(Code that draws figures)
▼▼▼

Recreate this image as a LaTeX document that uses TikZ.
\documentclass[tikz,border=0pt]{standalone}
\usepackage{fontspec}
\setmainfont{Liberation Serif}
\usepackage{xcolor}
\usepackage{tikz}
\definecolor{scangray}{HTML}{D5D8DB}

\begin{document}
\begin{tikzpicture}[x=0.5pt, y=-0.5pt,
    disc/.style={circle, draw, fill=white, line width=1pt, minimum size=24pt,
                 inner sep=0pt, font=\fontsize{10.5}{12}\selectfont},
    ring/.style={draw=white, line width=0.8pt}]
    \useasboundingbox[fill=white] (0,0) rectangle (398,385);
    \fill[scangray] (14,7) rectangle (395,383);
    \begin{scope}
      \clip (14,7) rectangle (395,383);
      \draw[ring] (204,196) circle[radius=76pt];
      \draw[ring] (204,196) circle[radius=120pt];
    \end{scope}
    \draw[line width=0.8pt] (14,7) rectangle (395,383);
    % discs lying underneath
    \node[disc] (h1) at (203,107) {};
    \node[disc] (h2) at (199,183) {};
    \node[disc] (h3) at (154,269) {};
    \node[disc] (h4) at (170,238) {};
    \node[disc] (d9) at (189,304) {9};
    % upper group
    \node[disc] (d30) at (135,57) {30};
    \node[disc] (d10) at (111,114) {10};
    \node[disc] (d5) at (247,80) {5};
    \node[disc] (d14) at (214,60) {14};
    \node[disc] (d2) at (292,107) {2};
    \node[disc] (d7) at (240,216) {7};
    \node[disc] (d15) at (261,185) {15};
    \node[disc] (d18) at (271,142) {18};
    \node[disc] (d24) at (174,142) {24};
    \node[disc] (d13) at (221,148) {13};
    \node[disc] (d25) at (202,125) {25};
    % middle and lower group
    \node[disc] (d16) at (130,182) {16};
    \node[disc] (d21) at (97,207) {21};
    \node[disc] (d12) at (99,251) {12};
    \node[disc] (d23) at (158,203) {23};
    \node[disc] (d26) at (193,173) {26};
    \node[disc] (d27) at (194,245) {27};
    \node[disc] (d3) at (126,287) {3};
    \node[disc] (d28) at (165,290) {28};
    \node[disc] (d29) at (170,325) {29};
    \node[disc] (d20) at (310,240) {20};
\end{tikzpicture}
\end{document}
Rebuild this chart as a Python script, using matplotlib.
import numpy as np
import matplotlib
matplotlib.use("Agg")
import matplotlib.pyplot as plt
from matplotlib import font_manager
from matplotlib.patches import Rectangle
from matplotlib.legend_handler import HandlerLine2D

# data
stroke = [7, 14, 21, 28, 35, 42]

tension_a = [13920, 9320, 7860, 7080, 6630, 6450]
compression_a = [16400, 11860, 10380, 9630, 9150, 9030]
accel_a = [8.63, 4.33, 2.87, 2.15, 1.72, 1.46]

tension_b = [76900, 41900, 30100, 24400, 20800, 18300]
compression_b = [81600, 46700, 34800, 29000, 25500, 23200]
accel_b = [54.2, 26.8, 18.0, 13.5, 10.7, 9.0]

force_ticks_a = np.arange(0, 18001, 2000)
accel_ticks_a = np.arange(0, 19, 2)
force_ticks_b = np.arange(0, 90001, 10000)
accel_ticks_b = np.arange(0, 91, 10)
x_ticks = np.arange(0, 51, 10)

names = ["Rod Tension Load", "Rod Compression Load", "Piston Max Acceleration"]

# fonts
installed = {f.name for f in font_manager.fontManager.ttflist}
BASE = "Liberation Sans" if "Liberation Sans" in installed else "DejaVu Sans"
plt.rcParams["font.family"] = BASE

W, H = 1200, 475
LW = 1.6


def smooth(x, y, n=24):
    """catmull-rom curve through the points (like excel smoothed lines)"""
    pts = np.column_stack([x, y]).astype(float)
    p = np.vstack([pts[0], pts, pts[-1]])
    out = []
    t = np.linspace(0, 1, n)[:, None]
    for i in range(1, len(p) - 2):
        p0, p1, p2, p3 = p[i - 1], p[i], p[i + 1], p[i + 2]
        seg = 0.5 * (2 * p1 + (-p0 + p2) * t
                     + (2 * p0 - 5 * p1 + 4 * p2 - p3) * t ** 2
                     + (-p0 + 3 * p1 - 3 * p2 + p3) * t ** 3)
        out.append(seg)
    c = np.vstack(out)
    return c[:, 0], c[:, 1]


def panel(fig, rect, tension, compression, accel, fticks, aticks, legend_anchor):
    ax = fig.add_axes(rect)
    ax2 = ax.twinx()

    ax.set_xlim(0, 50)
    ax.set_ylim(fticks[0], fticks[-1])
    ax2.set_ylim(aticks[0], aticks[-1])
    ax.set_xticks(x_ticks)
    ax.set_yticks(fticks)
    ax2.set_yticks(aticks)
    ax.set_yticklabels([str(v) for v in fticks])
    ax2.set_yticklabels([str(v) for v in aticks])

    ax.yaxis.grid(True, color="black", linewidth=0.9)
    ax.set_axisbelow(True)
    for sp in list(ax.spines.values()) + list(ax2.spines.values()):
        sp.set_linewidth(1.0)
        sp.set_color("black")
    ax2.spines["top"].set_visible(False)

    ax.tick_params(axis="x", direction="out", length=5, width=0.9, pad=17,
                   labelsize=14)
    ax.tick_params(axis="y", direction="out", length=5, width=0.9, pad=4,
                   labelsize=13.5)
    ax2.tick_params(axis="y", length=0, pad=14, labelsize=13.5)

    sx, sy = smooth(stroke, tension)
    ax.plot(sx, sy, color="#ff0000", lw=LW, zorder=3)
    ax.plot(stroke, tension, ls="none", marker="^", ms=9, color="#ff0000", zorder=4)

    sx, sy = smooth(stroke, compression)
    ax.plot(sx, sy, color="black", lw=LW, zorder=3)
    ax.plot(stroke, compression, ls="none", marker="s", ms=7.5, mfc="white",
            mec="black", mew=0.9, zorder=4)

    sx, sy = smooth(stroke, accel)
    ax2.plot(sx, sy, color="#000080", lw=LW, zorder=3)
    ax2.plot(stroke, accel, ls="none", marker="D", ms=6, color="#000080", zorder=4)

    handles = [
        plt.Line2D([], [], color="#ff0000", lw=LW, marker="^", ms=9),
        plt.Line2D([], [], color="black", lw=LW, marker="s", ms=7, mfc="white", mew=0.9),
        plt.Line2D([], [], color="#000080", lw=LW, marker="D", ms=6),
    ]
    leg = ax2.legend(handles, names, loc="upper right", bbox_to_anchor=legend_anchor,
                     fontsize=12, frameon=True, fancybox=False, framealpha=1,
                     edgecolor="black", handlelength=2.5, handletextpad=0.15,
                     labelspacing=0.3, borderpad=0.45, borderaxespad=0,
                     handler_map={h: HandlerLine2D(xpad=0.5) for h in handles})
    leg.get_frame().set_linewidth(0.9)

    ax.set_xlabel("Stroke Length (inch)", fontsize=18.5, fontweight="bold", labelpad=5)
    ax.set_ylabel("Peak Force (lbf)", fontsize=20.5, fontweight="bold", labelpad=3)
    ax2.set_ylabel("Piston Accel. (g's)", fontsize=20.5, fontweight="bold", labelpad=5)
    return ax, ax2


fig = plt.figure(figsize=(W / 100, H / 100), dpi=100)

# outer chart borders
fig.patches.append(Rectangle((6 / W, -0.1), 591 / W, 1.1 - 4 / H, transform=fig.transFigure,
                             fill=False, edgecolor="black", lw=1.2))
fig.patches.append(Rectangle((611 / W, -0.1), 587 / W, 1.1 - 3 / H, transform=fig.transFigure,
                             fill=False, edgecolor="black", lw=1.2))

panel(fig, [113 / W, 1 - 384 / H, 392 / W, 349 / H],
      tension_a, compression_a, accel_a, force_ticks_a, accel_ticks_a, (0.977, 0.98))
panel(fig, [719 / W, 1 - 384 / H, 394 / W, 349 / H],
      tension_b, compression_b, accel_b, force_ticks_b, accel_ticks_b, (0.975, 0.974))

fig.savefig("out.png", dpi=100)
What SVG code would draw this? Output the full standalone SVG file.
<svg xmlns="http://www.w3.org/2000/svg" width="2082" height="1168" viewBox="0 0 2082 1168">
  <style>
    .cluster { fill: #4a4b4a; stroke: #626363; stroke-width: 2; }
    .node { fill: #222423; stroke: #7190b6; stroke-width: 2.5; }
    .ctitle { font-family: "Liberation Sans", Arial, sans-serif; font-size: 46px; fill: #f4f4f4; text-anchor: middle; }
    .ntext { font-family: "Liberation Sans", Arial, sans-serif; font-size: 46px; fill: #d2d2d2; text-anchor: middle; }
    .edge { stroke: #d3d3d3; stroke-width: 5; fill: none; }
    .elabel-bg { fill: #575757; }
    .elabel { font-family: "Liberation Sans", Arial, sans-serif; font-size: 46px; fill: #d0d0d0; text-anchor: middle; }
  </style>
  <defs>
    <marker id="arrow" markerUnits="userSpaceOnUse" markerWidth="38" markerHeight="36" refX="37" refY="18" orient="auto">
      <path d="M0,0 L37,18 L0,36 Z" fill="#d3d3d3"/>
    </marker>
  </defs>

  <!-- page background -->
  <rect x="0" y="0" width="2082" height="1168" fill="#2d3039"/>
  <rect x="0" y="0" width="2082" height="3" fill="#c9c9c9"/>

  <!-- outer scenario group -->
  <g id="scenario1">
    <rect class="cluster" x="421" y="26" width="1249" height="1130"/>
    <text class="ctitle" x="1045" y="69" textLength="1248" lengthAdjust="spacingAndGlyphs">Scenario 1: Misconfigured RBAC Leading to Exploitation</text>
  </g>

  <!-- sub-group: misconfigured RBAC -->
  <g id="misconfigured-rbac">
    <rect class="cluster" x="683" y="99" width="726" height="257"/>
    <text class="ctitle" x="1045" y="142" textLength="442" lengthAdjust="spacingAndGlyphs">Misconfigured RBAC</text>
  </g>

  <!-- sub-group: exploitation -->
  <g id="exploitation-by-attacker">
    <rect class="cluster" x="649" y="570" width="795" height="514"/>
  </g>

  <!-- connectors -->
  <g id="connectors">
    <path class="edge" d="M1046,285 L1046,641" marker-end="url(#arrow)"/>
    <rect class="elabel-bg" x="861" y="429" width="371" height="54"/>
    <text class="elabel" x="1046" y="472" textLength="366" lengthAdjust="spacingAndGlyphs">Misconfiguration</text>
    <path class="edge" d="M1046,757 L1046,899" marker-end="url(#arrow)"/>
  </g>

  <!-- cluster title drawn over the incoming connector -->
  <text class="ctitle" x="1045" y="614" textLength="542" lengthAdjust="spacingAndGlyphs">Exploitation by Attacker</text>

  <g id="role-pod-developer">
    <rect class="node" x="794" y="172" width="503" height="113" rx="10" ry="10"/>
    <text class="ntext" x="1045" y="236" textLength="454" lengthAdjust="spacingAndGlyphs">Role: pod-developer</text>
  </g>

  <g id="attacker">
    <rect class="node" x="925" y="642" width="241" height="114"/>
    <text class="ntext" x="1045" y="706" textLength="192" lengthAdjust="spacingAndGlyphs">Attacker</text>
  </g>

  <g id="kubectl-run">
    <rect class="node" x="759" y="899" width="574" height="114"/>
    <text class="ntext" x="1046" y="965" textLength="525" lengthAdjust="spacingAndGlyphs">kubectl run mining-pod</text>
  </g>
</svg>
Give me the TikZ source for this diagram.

▲▲▲

■ **PROBLEM DETAILS**
Determine how many lines of the listing above include the word "this", and report that number only.

■ **COMPLETED TASK**
4